Ionization energy trends | Atomic models and periodicity | High school chemistry | Khan Academy

We're now going to think about ionization energy trends.

What's ionization energy? It's the energy required to remove the highest energy electron from an atom. To think about this, let's look at some data. So right over here is ionization energy plotted against atomic number for elements in the periodic table of elements.

First, we can look group by group. For example, if we look at group one, that's the first column, the leftmost column in the periodic table of elements, starting with hydrogen. Here you can see that as we go down that column, it looks like, generally speaking, our ionization energy is decreasing. For group two, we see a similar pattern; as we go down that second column, our ionization energy, generally speaking, looks like there's a few slight anomalies here, but it looks like it's decreasing.

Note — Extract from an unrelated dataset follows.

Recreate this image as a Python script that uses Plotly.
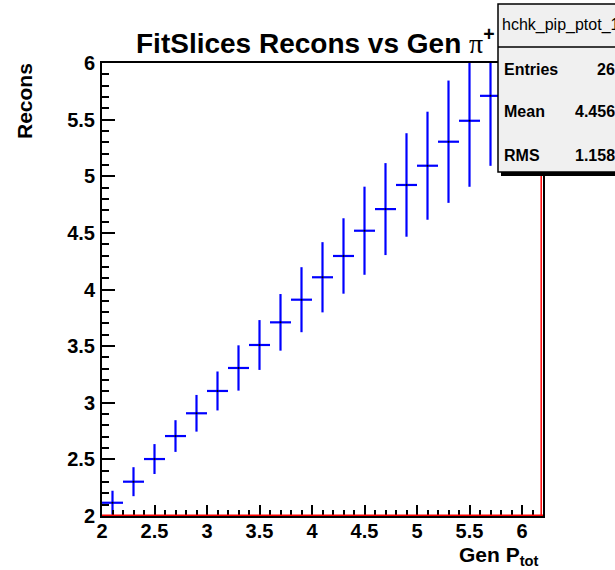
import plotly.graph_objects as go

# ---- data ----
x_gen = [2.1, 2.3, 2.5, 2.7, 2.9, 3.1, 3.3, 3.5, 3.7, 3.9, 4.1, 4.3, 4.5, 4.7, 4.9, 5.1, 5.3, 5.5, 5.7]
y_rec = [2.117, 2.303, 2.503, 2.706, 2.907, 3.104, 3.307, 3.51, 3.71, 3.91, 4.108, 4.296,
         4.519, 4.71, 4.923, 5.093, 5.305, 5.49, 5.71]
y_err = [0.106, 0.128, 0.132, 0.14, 0.162, 0.172, 0.2, 0.22, 0.25, 0.287, 0.31, 0.333,
         0.389, 0.406, 0.457, 0.477, 0.54, 0.583, 0.618]
x_err = [0.1] * len(x_gen)

x_ticks = [2, 2.5, 3, 3.5, 4, 4.5, 5, 5.5, 6]
x_tick_text = ["2", "2.5", "3", "3.5", "4", "4.5", "5", "5.5", "6"]
y_ticks = [2, 2.5, 3, 3.5, 4, 4.5, 5, 5.5, 6]
y_tick_text = ["2", "2.5", "3", "3.5", "4", "4.5", "5", "5.5", "6"]

stats_name = "hchk_pip_ptot_1"
stats_labels = ["Entries", "Mean", "RMS"]
stats_values = ["26", "4.456", "1.158"]

X_RANGE = [2, 6.2]
Y_RANGE = [2, 6]

W, H = 615, 570
L, R, T, B = 102, 72, 63, 54
PW, PH = W - L - R, H - T - B

def px(xp):
    return (xp - L) / PW

def py(yp):
    return (H - B - yp) / PH

FONT = "Liberation Sans"

fig = go.Figure()
fig.add_trace(go.Scatter(
    x=x_gen, y=y_rec, mode="markers",
    marker=dict(color="black", size=2),
    error_y=dict(type="data", array=y_err, visible=True, color="#0000ff", thickness=2.2, width=0),
    error_x=dict(type="data", array=x_err, visible=True, color="#0000ff", thickness=2.2, width=0),
    showlegend=False,
))

axis_common = dict(
    showline=True, linecolor="black", linewidth=2, mirror=True,
    ticks="inside", tickcolor="black", tickwidth=2,
    showgrid=False, zeroline=False,
    tickfont=dict(family=FONT, size=20, color="black", weight="bold"),
)

fig.update_xaxes(range=X_RANGE, tickmode="array", tickvals=x_ticks, ticktext=x_tick_text,
                 ticklen=11, ticklabelstandoff=-4,
                 minor=dict(dtick=0.1, ticks="inside", ticklen=6, tickwidth=1.5, tickcolor="black"),
                 **axis_common)
fig.update_yaxes(range=Y_RANGE, tickmode="array", tickvals=y_ticks, ticktext=y_tick_text,
                 ticklen=13, ticklabelstandoff=1,
                 minor=dict(dtick=0.1, ticks="inside", ticklen=7, tickwidth=1.5, tickcolor="black"),
                 **axis_common)

shapes = []
# red histogram frame lines (bottom and right)
shapes.append(dict(type="line", xref="paper", yref="paper", x0=0, x1=1, y0=py(515.3), y1=py(515.3),
                   line=dict(color="#ff0000", width=1.5), layer="above"))
shapes.append(dict(type="line", xref="paper", yref="paper", x0=px(541.2), x1=px(541.2), y0=0, y1=1,
                   line=dict(color="#ff0000", width=1.5), layer="above"))
# stats box shadow, box and divider
shapes.append(dict(type="rect", xref="paper", yref="paper", x0=px(501), x1=px(640), y0=py(176), y1=py(8),
                   fillcolor="black", line=dict(width=0), layer="above"))
shapes.append(dict(type="rect", xref="paper", yref="paper", x0=px(498), x1=px(636), y0=py(172), y1=py(4),
                   fillcolor="#f0f0f0", line=dict(color="black", width=1.5), layer="above"))
shapes.append(dict(type="line", xref="paper", yref="paper", x0=px(498), x1=px(636), y0=py(47), y1=py(47),
                   line=dict(color="black", width=1.5), layer="above"))

annotations = []
# title
annotations.append(dict(
    xref="paper", yref="paper", x=px(134), y=py(41), xanchor="left", yanchor="middle",
    text="FitSlices Recons vs Gen <span style='font-family:Liberation Serif;font-weight:normal'>π</span><sup>+</sup>",
    showarrow=False, font=dict(family=FONT, size=28, color="black", weight="bold"),
))
# y-axis title
annotations.append(dict(
    xref="paper", yref="paper", x=px(24), y=py(61), xanchor="center", yanchor="top",
    text="Recons", textangle=-90, showarrow=False,
    font=dict(family=FONT, size=21, color="black", weight="bold"),
))
# x-axis title
annotations.append(dict(
    xref="paper", yref="paper", x=px(541), y=py(556), xanchor="right", yanchor="middle",
    text="Gen P<sub>tot</sub>", showarrow=False,
    font=dict(family=FONT, size=21, color="black", weight="bold"),
))
# stats box texts
annotations.append(dict(
    xref="paper", yref="paper", x=px(500), y=py(25), xanchor="left", yanchor="middle",
    text=stats_name, showarrow=False,
    font=dict(family=FONT, size=16, color="black"),
))
row_y = [70, 111, 155]
for lab, val, ry in zip(stats_labels, stats_values, row_y):
    annotations.append(dict(
        xref="paper", yref="paper", x=px(502), y=py(ry), xanchor="left", yanchor="middle",
        text=lab, showarrow=False, font=dict(family=FONT, size=16, color="black", weight="bold"),
    ))
    annotations.append(dict(
        xref="paper", yref="paper", x=px(617), y=py(ry), xanchor="right", yanchor="middle",
        text=val, showarrow=False, font=dict(family=FONT, size=16, color="black", weight="bold"),
    ))

fig.update_layout(
    width=W, height=H,
    margin=dict(l=L, r=R, t=T, b=B, pad=0),
    paper_bgcolor="white", plot_bgcolor="white",
    shapes=shapes, annotations=annotations,
    showlegend=False,
)

fig.write_html("out.html")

So as you go down a group, the data seems to imply that ionization energy decreases. It takes less and less energy to remove that highest energy electron. Now let's look at the periods. Remember, the periods are the rows in the periodic table. So if we look at that second row in the periodic table, as we go from left to right, it looks like, generally speaking, ionization energy is increasing. It becomes harder and harder to remove that highest energy electron.

Now, there are some anomalies here; it looks like it briefly decreases, then it increases, briefly decreases again. But the general trend is that, as you go from left to right along that period, energy is increasing. We see the same thing in period 3. Once again, there are some anomalies here, but the trend seems to generally hold. We could also look at period 4 and so on and so forth.

So if we think about ionization energy, what we saw is that as we go down a group right over here, it becomes easier and easier to remove that highest energy electron. In another way to think about it, ionization energy decreases if you go from left to right along a period. Right over here, we saw from the data that ionization energy increases.

Now let's think about why this is. Well, if you look at this trend along, or get an intuition for why this is. If you look at this trend along a group, over here, we already said that you're going to have the same number of valence electrons, but those valence electrons are further and further out. They're at higher and higher energy shells, and so you have a lot more shielding from all of those core electrons.

So that causes some interference. We've already seen that as you go down a group, your atomic radius increases, so you're also going to have less of that effective nuclear force, which is essentially how much the force is between when you consider the nucleus, when you consider the shielding from the electrons in between, and when you think about the distance of those outer electrons.

It makes sense that it's easier and easier to remove the highest energy electron from, say, cesium because it's further out. There are more electrons shielding it from that nucleus, even though there's a lot of protons in that nucleus than, say, in the case of hydrogen.

Now, as you go from left to right along a period, we already talked about the fact that you're adding electrons, but you're either backfilling into a lower energy shell or you're adding at that same outer valence shell. But as you're doing so, as you're going from left to right, you have more and more protons.

So those protons, as you add more and more, you're going to have a stronger positive charge. It's going to pull more and more on those outer electrons. Remember, you have the same number of core electrons because you're just adding to the outer shells right over here.

So it's going to pull harder and harder on them and bring them closer and closer. We saw that atomic radius decreases as you go from left to right, and so it makes sense that ionization energy increases. It's going to be harder and harder to pull off that highest energy electron from, say, bromine than it would be from, say, potassium.